“But we are both getting on very well, Sally, are we not? I am quite safe here, and darling father is growing stronger and fatter every day, thank God! and then our hope is very strong. Why should you be anxious?”
Sally prefaced her reply with one of the professional gasps wherewith she was wont to bring down the iron pestle.
“Well, now, you white folks am de greatest ijits eber was born. Do you t’ink you’ll deliber your fadder from de Moors by feedin’ him on biscuits an’ hope? What’s de end ob all dis to come to? das what I want to know. Ob course you can’t go on for eber. You sure to be cotched at last, and de whole affair’ll bust up. You’ll be tooked away, an’ your fadder’ll be t’rowed on de hooks or whacked to deaf. Oh! I’s most mis’rable!”
The poor creature seemed inclined to howl at this point, but she constrained herself and didn’t.
In the gloom of the cheerless Bagnio, Hugh Sommers found his wet blanket in Edouard Laronde.
“But it is unwise to look only at the bright side of things,” said the Frenchman, after sympathising with his friend’s joy in having discovered his daughter so unexpectedly and in such a curious manner. “No doubt, from her disguise, she must, as you say, be in hiding, and in comparative safety with friends, else she could not be moving so freely about this accursed city, but what is to be the end of it all?”
Laronde unconsciously echoed Sally’s question to Hester, but Hugh Sommers had not as much to say in reply as his daughter, for he was too well acquainted with the possibilities of life to suppose that biscuits and hope would do much towards the “end,” although valuable auxiliaries in the meantime.

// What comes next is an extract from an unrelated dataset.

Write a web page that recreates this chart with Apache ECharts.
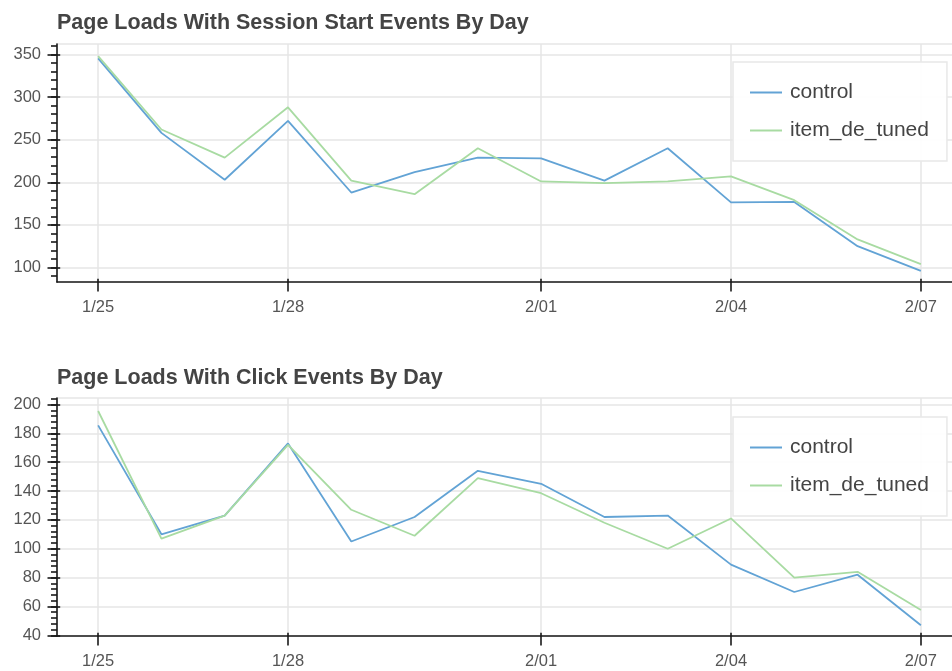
<!DOCTYPE html>
<html>
<head>
<meta charset="utf-8">
<script src="https://cdn.jsdelivr.net/npm/echarts@6/dist/echarts.min.js"></script>
<style>
html,body{margin:0;padding:0;overflow:hidden;background:#ffffff}
#c{width:980px;height:671px}
</style>
</head>
<body>
<div id="c"></div>
<script>
// ---- data ----
const dates = ['2017-01-25','2017-01-26','2017-01-27','2017-01-28','2017-01-29','2017-01-30','2017-01-31',
               '2017-02-01','2017-02-02','2017-02-03','2017-02-04','2017-02-05','2017-02-06','2017-02-07'];
const seriesNames = ['control', 'item_de_tuned'];
const sessionControl = [345.5, 258, 203, 272, 188, 212, 229, 228, 202, 240, 176.5, 177, 125, 96];
const sessionTuned   = [348, 262, 229, 288, 202, 186, 240, 201, 199, 201, 207, 179, 133, 104];
const clickControl   = [185.5, 110, 123, 173, 105, 122, 154, 145, 122, 123, 89, 70, 82, 47];
const clickTuned     = [195.5, 107, 123, 172, 127, 109, 149, 138.5, 118, 100, 121, 80, 84, 57.5];
const xTickDates  = ['2017-01-25','2017-01-28','2017-02-01','2017-02-04','2017-02-07'];
const xTickLabels = ['1/25','1/28','2/01','2/04','2/07'];
const sessionYTicks = [100, 150, 200, 250, 300, 350];
const clickYTicks   = [40, 60, 80, 100, 120, 140, 160, 180, 200];
const titles = ['Page Loads With Session Start Events By Day', 'Page Loads With Click Events By Day'];

// ---- helpers ----
const DAY = 86400000;
function toTs(s){ const p = s.split('-').map(Number); return Date.UTC(p[0], p[1]-1, p[2]); }
const t0 = toTs(dates[0]);
function dayNum(s){ return Math.round((toTs(s) - t0) / DAY); }
const xTickPos = xTickDates.map(dayNum);
const xMin = dayNum(dates[0]) - 0.65;
const xMax = dayNum(dates[dates.length-1]) + 0.65;
function pairs(vals){ return dates.map((d,i)=>[dayNum(d), vals[i]]); }
function minorTicks(lo, hi, step){ const a=[]; for(let v=lo; v<=hi+1e-9; v+=step) a.push(+v.toFixed(4)); return a; }

const FONT = '"Liberation Sans", Arial, Helvetica, sans-serif';
const AX = '#1a1a1a';
const GRIDC = '#e6e6e6';
const COLORS = ['#62a3d5', '#a8dba2'];

const grids = [
  {left:57, top:44, width:905, height:238},
  {left:57, top:398, width:905, height:238}
];
const yRanges = [[83, 362.3], [39.5, 204.5]];
const yTicks = [sessionYTicks, clickYTicks];
const yMinor = [minorTicks(90, 360, 10), minorTicks(40, 204, 4)];
const legendTops = [62, 417];
const titleTops = [12, 367];

const xAxes = [], yAxes = [], series = [], legends = [], titleOpts = [];
grids.forEach((g, gi) => {
  xAxes.push({
    type:'value', gridIndex:gi, min:xMin, max:xMax, position:'bottom',
    axisLine:{show:true, onZero:false, lineStyle:{color:AX, width:1.6}},
    axisTick:{show:true, customValues:xTickPos, length:9.5, lineStyle:{color:AX, width:1.6}},
    axisLabel:{show:true, customValues:xTickPos, margin:17, fontSize:16.5, color:'#555', fontFamily:FONT,
      formatter:(v)=>{ const i = xTickPos.indexOf(Math.round(v)); return i>=0 ? xTickLabels[i] : ''; }},
    splitLine:{show:true, lineStyle:{color:GRIDC, width:1.5}}
  });
  xAxes.push({
    type:'value', gridIndex:gi, min:xMin, max:xMax, position:'bottom',
    axisLine:{show:false, onZero:false},
    axisTick:{show:true, inside:true, customValues:xTickPos, length:3.2, lineStyle:{color:AX, width:1.6}},
    axisLabel:{show:false}, splitLine:{show:false}
  });
  yAxes.push({
    type:'value', gridIndex:gi, min:yRanges[gi][0], max:yRanges[gi][1], position:'left',
    axisLine:{show:true, onZero:false, lineStyle:{color:AX, width:1.6}},
    axisTick:{show:true, customValues:yTicks[gi], length:9.5, lineStyle:{color:AX, width:1.6}},
    axisLabel:{show:true, customValues:yTicks[gi], margin:16, fontSize:16.5, color:'#555', fontFamily:FONT},
    splitLine:{show:true, lineStyle:{color:GRIDC, width:1.5}}
  });
  yAxes.push({
    type:'value', gridIndex:gi, min:yRanges[gi][0], max:yRanges[gi][1], position:'left',
    axisLine:{show:false, onZero:false},
    axisTick:{show:true, customValues:yMinor[gi], length:6, lineStyle:{color:AX, width:1.6}},
    axisLabel:{show:false}, splitLine:{show:false}
  });
  yAxes.push({
    type:'value', gridIndex:gi, min:yRanges[gi][0], max:yRanges[gi][1], position:'left',
    axisLine:{show:false, onZero:false},
    axisTick:{show:true, inside:true, customValues:yTicks[gi], length:3.2, lineStyle:{color:AX, width:1.6}},
    axisLabel:{show:false}, splitLine:{show:false}
  });
  const vals = gi === 0 ? [sessionControl, sessionTuned] : [clickControl, clickTuned];
  vals.forEach((v, si) => {
    series.push({
      type:'line', name:seriesNames[si], xAxisIndex:gi*2, yAxisIndex:gi*3,
      data:pairs(v), symbol:'none', showSymbol:false,
      lineStyle:{color:COLORS[si], width:1.8}, itemStyle:{color:COLORS[si]},
      z:3+si
    });
  });
  legends.push({
    orient:'vertical', left:733, top:legendTops[gi],
    padding:[20, 18, 20, 17], itemWidth:32, itemHeight:21, itemGap:17,
    icon:'path://M0,0 L32,0 L32,2 L0,2 Z', symbolKeepAspect:true,
    borderColor:'#e8e8e8', borderWidth:1.5, backgroundColor:'rgba(255,255,255,0.92)',
    textStyle:{fontSize:21, color:'#444', fontFamily:FONT, padding:[0,0,0,3]},
    data:seriesNames, selectedMode:false
  });
  titleOpts.push({
    text:titles[gi], left:57, top:titleTops[gi], padding:0,
    textStyle:{fontSize:21.5, fontWeight:'bold', color:'#444', fontFamily:FONT}
  });
});

const chart = echarts.init(document.getElementById('c'), null, {renderer:'canvas'});
chart.setOption({
  animation:false,
  backgroundColor:'#ffffff',
  title:titleOpts,
  legend:legends,
  grid:grids.map(g => Object.assign({show:true, borderColor:GRIDC, borderWidth:1.5, backgroundColor:'transparent'}, g)),
  xAxis:xAxes,
  yAxis:yAxes,
  series:series
});
</script>
</body>
</html>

“I see not the end, Laronde,” he said, after a pause; “but the end is in the hands of God, and I will trust Him.”
“So is the middle, and so is the beginning, as well as the end,” returned Laronde cynically; “why, then, are you so perplexed and anxious about these if the end is, as you seem to think, so sure? Why don’t you trust God all through?”
“I do trust God all through, my friend, but there is this difference—that with the end I have nothing to do save to wait patiently and trustfully, whereas with the beginning and middle it is my duty to act and energise hopefully.”